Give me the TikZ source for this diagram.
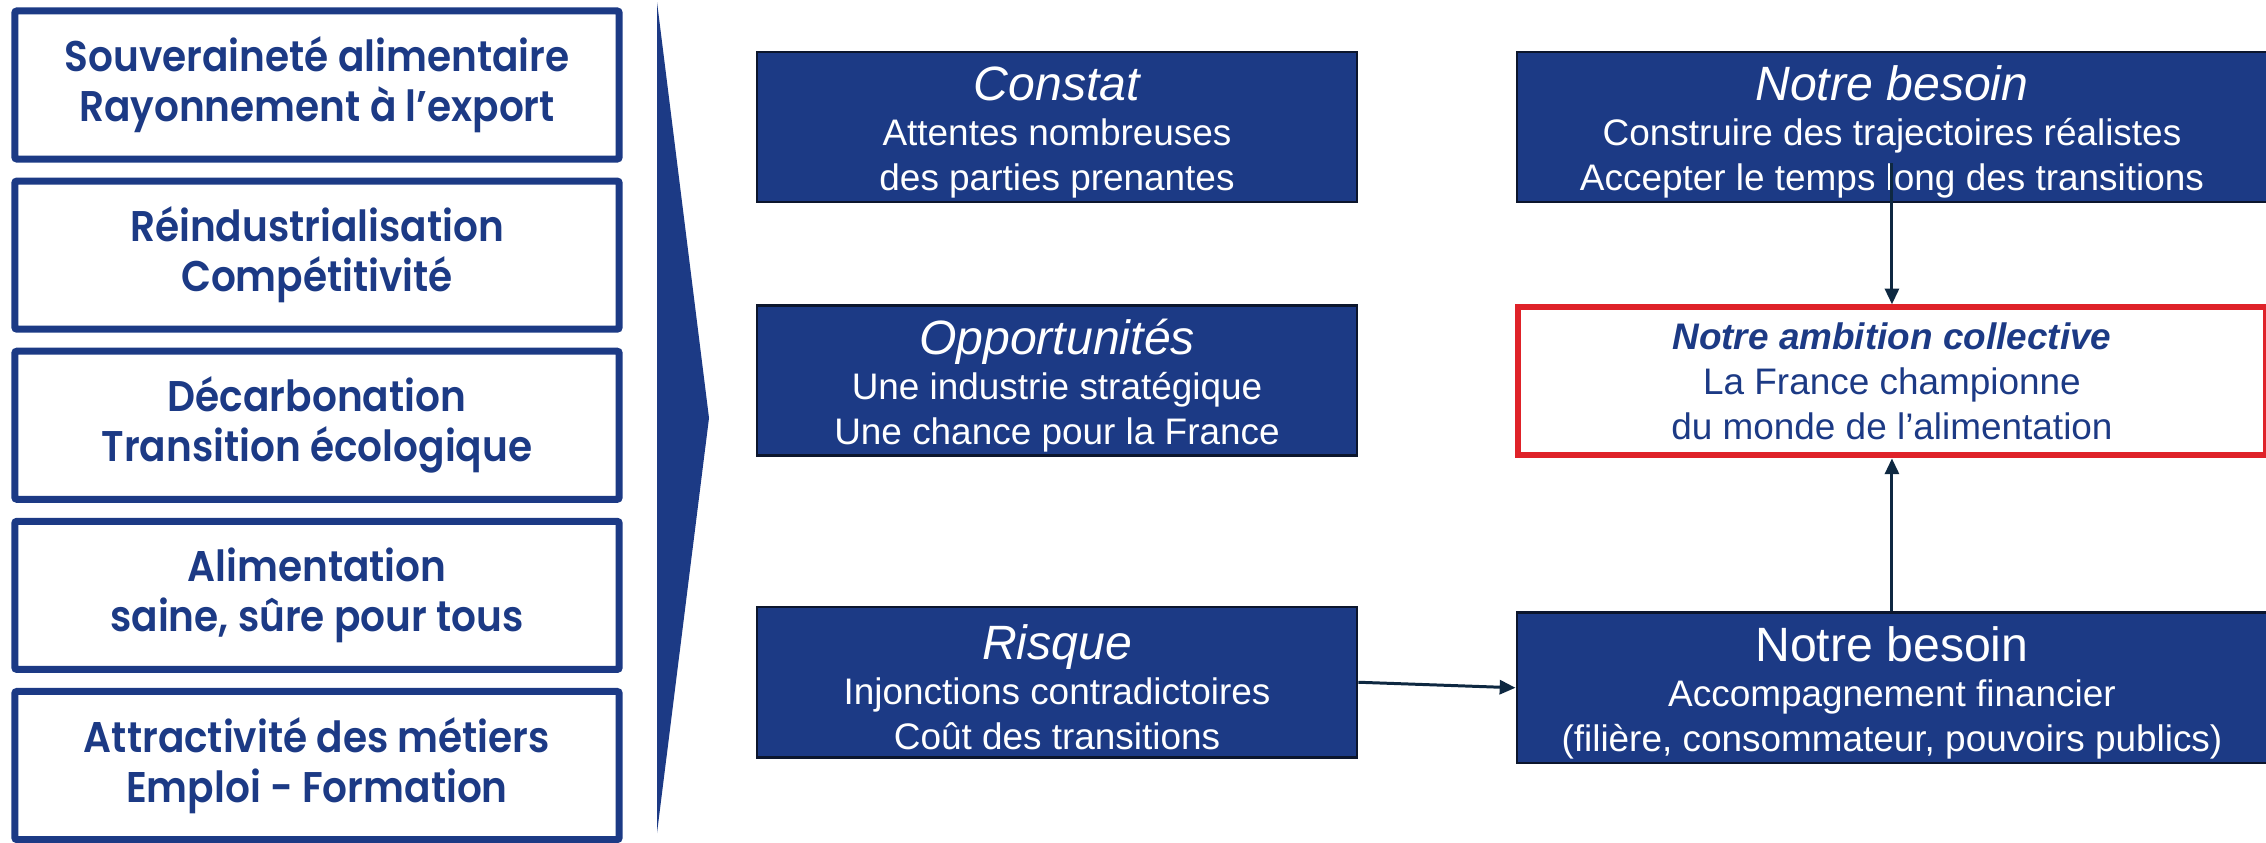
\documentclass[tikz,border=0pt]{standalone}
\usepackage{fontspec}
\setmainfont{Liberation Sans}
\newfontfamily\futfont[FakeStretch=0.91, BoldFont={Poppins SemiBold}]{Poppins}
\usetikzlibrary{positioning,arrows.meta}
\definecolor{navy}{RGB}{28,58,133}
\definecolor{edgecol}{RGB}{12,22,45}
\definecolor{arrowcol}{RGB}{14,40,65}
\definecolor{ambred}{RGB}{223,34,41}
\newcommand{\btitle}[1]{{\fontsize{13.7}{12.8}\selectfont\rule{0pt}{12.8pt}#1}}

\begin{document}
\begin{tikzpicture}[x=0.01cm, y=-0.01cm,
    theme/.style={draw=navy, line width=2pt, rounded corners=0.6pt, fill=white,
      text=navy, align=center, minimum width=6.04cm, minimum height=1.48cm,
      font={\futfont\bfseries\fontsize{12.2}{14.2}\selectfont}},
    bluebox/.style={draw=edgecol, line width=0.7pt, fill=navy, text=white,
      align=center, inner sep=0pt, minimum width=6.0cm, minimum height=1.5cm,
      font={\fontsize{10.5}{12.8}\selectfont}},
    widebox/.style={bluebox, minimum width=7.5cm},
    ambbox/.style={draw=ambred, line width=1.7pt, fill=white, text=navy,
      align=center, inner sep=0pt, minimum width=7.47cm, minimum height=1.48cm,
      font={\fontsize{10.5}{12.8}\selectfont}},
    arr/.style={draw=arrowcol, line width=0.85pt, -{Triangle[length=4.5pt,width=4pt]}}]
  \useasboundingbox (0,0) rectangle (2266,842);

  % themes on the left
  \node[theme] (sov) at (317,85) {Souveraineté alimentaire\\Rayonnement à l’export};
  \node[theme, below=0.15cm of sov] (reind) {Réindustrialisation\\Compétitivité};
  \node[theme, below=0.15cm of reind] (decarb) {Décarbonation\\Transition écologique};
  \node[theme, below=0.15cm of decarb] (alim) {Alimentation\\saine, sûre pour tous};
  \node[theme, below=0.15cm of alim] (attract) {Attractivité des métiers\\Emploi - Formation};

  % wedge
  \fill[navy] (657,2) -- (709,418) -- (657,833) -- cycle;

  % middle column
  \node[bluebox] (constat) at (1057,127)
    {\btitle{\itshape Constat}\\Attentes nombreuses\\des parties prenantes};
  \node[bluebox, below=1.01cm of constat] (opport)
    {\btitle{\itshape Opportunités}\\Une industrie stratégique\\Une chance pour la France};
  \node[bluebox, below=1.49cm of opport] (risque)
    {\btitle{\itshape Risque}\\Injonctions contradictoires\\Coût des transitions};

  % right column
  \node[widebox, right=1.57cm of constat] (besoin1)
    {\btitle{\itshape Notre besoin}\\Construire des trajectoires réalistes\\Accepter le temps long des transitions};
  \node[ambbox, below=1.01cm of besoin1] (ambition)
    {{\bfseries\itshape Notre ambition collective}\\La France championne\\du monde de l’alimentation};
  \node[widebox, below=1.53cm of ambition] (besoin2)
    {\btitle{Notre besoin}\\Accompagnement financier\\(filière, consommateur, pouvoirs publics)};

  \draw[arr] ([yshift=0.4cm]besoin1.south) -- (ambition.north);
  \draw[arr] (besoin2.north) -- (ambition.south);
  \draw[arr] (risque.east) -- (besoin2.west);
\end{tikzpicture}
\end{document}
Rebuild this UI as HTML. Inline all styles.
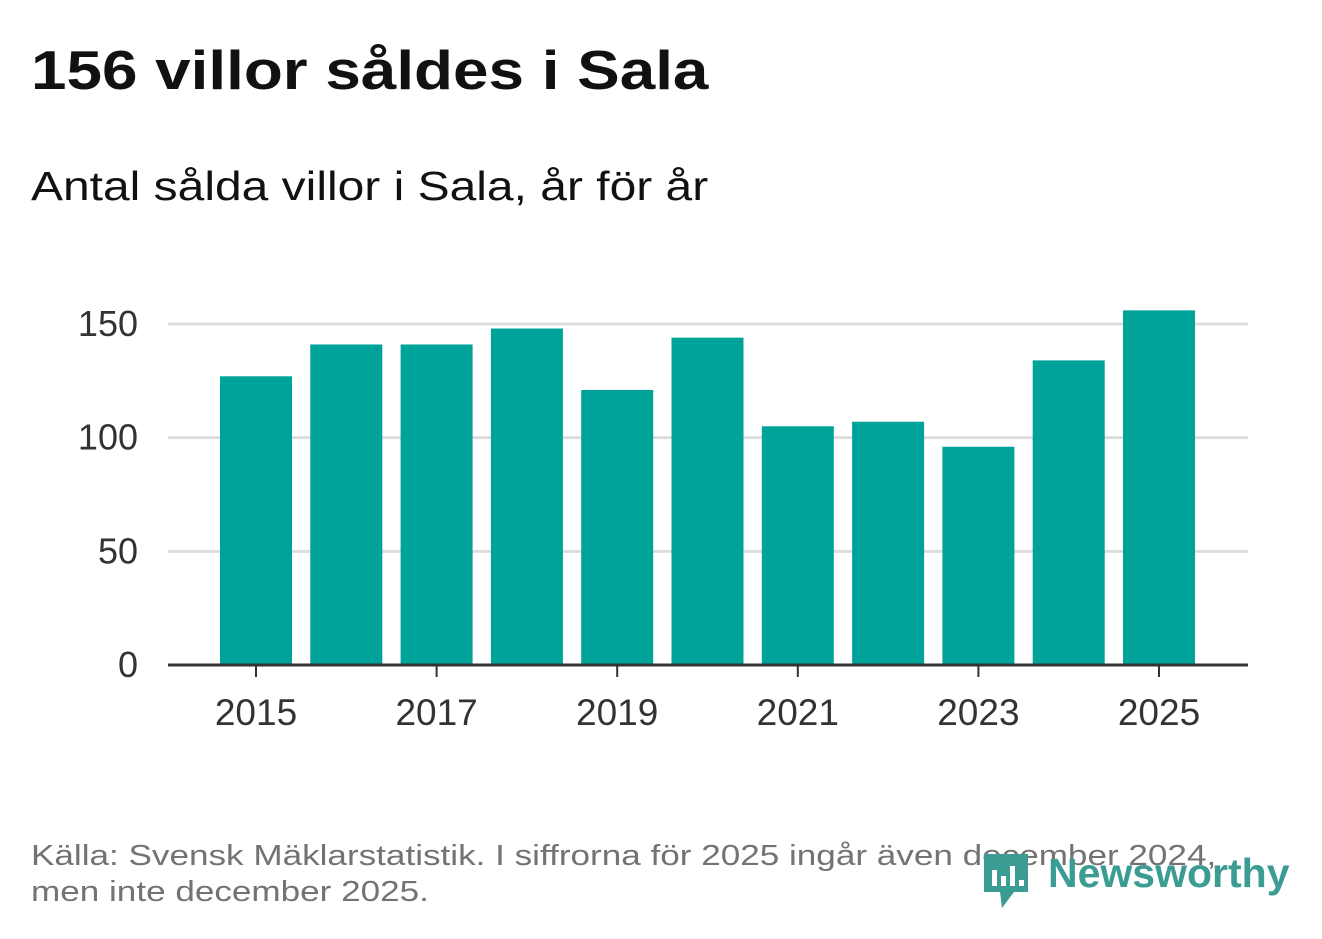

....

EXERCISE INSTRUCTIONS:
Every line above should be returned word for word, with the pictures left behind.

WRITTEN SOLUTION:
Give me the TikZ source for this diagram.
\documentclass[tikz,border=0pt]{standalone}
\usepackage{fontspec}
\setmainfont{Liberation Sans}
\newfontfamily\futfont[FakeStretch=0.91, BoldFont={Poppins SemiBold}]{Poppins}
\usetikzlibrary{positioning,arrows.meta}
\definecolor{navy}{RGB}{28,58,133}
\definecolor{edgecol}{RGB}{12,22,45}
\definecolor{arrowcol}{RGB}{14,40,65}
\definecolor{ambred}{RGB}{223,34,41}
\newcommand{\btitle}[1]{{\fontsize{13.7}{12.8}\selectfont\rule{0pt}{12.8pt}#1}}

\begin{document}
\begin{tikzpicture}[x=0.01cm, y=-0.01cm,
    theme/.style={draw=navy, line width=2pt, rounded corners=0.6pt, fill=white,
      text=navy, align=center, minimum width=6.04cm, minimum height=1.48cm,
      font={\futfont\bfseries\fontsize{12.2}{14.2}\selectfont}},
    bluebox/.style={draw=edgecol, line width=0.7pt, fill=navy, text=white,
      align=center, inner sep=0pt, minimum width=6.0cm, minimum height=1.5cm,
      font={\fontsize{10.5}{12.8}\selectfont}},
    widebox/.style={bluebox, minimum width=7.5cm},
    ambbox/.style={draw=ambred, line width=1.7pt, fill=white, text=navy,
      align=center, inner sep=0pt, minimum width=7.47cm, minimum height=1.48cm,
      font={\fontsize{10.5}{12.8}\selectfont}},
    arr/.style={draw=arrowcol, line width=0.85pt, -{Triangle[length=4.5pt,width=4pt]}}]
  \useasboundingbox (0,0) rectangle (2266,842);

  % themes on the left
  \node[theme] (sov) at (317,85) {Souveraineté alimentaire\\Rayonnement à l’export};
  \node[theme, below=0.15cm of sov] (reind) {Réindustrialisation\\Compétitivité};
  \node[theme, below=0.15cm of reind] (decarb) {Décarbonation\\Transition écologique};
  \node[theme, below=0.15cm of decarb] (alim) {Alimentation\\saine, sûre pour tous};
  \node[theme, below=0.15cm of alim] (attract) {Attractivité des métiers\\Emploi - Formation};

  % wedge
  \fill[navy] (657,2) -- (709,418) -- (657,833) -- cycle;

  % middle column
  \node[bluebox] (constat) at (1057,127)
    {\btitle{\itshape Constat}\\Attentes nombreuses\\des parties prenantes};
  \node[bluebox, below=1.01cm of constat] (opport)
    {\btitle{\itshape Opportunités}\\Une industrie stratégique\\Une chance pour la France};
  \node[bluebox, below=1.49cm of opport] (risque)
    {\btitle{\itshape Risque}\\Injonctions contradictoires\\Coût des transitions};

  % right column
  \node[widebox, right=1.57cm of constat] (besoin1)
    {\btitle{\itshape Notre besoin}\\Construire des trajectoires réalistes\\Accepter le temps long des transitions};
  \node[ambbox, below=1.01cm of besoin1] (ambition)
    {{\bfseries\itshape Notre ambition collective}\\La France championne\\du monde de l’alimentation};
  \node[widebox, below=1.53cm of ambition] (besoin2)
    {\btitle{Notre besoin}\\Accompagnement financier\\(filière, consommateur, pouvoirs publics)};

  \draw[arr] ([yshift=0.4cm]besoin1.south) -- (ambition.north);
  \draw[arr] (besoin2.north) -- (ambition.south);
  \draw[arr] (risque.east) -- (besoin2.west);
\end{tikzpicture}
\end{document}
Rebuild this UI as HTML. Inline all styles.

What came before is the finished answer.